* _WRITTEN INSTRUCTION_: Check each line below for the word "image", and copy those that have it.

* _RECORDS_:
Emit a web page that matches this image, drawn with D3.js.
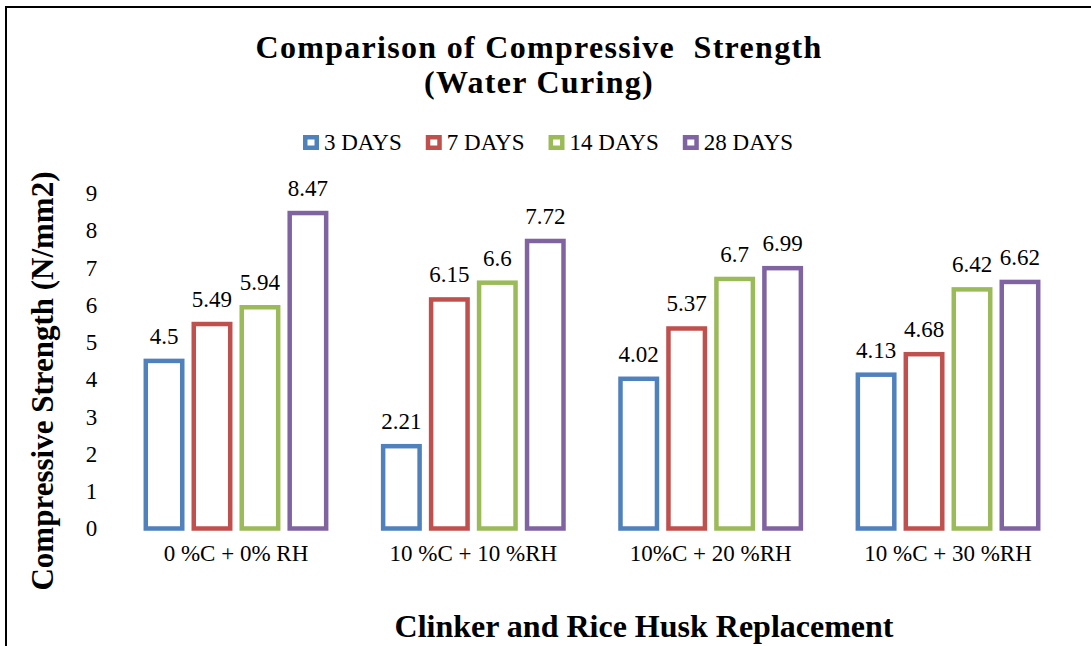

---

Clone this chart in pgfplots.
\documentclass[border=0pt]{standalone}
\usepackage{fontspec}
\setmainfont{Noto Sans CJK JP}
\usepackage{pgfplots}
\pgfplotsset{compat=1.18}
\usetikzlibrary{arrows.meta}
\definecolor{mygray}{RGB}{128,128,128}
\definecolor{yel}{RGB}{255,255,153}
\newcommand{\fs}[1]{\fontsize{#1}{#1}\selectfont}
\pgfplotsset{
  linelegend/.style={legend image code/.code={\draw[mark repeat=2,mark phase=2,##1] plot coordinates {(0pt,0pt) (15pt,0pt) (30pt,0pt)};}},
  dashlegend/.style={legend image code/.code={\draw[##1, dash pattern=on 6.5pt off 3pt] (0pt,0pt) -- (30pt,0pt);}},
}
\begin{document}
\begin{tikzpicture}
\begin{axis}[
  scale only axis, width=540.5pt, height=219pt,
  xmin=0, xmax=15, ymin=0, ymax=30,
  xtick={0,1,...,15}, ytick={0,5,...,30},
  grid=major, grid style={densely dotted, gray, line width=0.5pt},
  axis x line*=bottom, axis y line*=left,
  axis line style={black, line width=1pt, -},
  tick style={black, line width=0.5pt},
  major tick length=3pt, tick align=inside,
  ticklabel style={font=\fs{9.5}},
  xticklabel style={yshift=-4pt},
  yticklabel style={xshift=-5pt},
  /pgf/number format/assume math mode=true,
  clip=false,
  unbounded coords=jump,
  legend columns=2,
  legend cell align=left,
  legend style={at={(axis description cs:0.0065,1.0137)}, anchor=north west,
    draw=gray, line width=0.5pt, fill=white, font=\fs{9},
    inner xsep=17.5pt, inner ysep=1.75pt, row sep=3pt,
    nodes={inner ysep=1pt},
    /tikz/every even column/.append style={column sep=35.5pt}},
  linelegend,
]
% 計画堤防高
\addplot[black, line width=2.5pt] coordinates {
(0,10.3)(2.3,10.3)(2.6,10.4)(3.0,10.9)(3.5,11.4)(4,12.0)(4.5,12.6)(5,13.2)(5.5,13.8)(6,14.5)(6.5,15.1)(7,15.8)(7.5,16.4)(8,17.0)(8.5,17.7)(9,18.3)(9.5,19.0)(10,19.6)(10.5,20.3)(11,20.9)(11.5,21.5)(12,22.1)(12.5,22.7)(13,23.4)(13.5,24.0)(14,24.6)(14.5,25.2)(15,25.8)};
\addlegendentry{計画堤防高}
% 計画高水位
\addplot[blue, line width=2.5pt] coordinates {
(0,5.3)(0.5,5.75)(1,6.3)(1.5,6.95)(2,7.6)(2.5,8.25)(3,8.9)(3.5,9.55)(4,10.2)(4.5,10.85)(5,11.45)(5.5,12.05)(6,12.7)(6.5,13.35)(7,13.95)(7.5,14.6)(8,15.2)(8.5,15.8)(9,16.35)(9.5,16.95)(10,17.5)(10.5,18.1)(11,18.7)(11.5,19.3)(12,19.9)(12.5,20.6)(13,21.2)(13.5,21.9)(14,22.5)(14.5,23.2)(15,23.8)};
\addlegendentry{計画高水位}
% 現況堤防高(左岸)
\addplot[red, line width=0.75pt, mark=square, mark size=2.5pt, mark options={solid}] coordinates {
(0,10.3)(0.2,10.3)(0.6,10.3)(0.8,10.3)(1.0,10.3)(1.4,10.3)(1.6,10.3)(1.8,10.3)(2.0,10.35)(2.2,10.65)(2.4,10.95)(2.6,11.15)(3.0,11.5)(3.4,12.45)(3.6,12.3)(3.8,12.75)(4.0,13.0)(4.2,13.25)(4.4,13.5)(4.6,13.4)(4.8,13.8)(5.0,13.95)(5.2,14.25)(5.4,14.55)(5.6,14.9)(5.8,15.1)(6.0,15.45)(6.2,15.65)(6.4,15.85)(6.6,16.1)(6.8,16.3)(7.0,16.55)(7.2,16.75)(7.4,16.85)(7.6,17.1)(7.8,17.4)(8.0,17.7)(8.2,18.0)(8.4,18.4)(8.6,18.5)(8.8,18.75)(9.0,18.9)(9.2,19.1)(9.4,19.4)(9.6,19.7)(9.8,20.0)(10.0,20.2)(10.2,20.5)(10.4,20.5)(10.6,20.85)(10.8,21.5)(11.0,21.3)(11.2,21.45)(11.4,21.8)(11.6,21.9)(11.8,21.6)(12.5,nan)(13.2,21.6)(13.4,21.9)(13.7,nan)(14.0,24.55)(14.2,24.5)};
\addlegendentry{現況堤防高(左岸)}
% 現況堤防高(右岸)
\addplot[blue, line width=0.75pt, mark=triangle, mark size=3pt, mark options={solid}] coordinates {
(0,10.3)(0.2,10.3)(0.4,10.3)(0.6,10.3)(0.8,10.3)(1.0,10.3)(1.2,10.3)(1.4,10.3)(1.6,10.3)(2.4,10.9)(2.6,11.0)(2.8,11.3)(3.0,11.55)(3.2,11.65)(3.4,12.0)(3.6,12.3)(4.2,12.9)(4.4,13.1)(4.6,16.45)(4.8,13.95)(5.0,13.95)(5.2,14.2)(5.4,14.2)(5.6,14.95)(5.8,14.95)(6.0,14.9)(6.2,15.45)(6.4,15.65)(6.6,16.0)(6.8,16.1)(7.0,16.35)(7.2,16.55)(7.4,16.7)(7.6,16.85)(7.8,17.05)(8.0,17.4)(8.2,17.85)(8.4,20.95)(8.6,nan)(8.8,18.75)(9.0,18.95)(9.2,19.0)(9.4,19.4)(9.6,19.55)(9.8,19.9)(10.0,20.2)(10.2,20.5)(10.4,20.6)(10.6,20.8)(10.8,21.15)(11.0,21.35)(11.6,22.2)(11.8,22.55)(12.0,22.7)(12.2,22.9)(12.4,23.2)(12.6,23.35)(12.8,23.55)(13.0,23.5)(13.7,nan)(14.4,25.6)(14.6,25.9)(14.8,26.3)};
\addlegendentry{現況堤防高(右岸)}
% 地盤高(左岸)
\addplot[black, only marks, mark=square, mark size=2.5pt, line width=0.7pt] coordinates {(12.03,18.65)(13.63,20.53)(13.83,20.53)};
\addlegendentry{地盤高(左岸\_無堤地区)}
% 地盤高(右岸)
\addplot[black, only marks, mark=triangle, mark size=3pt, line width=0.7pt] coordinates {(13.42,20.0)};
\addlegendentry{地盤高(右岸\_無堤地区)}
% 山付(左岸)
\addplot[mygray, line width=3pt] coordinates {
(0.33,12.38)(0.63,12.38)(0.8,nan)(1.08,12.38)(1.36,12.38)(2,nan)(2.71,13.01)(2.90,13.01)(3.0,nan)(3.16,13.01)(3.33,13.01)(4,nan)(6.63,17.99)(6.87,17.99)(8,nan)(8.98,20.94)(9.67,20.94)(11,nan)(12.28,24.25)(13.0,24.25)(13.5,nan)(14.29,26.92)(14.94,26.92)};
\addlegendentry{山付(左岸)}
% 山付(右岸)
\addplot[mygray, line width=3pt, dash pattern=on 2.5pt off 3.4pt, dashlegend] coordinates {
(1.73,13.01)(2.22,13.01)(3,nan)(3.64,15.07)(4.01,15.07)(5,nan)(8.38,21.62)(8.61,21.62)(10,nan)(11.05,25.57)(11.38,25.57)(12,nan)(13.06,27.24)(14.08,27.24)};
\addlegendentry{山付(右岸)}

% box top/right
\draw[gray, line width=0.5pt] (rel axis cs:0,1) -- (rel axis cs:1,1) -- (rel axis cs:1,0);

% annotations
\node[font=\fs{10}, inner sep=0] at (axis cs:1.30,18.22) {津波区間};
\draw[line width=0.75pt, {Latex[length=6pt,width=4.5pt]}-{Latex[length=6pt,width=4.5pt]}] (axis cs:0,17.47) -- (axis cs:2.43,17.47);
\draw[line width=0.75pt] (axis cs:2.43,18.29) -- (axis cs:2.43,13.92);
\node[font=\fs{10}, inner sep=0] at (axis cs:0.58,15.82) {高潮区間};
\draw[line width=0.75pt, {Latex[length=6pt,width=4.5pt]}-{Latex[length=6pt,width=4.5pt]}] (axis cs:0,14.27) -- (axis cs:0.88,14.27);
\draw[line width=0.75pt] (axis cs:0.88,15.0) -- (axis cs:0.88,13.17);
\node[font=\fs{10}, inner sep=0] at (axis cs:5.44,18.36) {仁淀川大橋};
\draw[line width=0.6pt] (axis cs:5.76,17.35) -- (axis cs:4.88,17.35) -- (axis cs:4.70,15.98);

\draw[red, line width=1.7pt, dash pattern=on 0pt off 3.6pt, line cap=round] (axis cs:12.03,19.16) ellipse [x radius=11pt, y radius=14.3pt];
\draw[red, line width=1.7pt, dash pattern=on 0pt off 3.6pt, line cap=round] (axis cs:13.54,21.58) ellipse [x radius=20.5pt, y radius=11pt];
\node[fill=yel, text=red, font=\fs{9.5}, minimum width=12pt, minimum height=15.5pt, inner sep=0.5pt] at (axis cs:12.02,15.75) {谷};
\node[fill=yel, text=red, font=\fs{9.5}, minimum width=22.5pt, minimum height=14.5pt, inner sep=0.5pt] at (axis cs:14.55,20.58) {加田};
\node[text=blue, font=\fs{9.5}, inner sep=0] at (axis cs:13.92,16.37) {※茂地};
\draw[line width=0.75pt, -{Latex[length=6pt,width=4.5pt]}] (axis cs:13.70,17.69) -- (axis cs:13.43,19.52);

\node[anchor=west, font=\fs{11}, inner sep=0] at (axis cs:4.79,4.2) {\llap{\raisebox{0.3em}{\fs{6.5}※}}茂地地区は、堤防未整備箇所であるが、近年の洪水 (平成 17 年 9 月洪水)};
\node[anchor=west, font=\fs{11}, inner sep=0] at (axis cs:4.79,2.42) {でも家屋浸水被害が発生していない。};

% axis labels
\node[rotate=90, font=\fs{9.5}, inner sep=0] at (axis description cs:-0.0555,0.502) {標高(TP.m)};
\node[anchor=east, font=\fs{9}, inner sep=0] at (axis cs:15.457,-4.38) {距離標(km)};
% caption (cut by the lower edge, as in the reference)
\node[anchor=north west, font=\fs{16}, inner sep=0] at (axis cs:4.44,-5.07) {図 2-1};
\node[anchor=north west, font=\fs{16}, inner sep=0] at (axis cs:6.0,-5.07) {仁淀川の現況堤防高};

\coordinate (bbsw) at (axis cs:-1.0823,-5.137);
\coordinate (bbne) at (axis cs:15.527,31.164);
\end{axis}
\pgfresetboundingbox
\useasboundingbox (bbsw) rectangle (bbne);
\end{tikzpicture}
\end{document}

* _TASK RESULT_:
Emit a web page that matches this image, drawn with D3.js.
  linelegend/.style={legend image code/.code={\draw[mark repeat=2,mark phase=2,##1] plot coordinates {(0pt,0pt) (15pt,0pt) (30pt,0pt)};}},
  dashlegend/.style={legend image code/.code={\draw[##1, dash pattern=on 6.5pt off 3pt] (0pt,0pt) -- (30pt,0pt);}},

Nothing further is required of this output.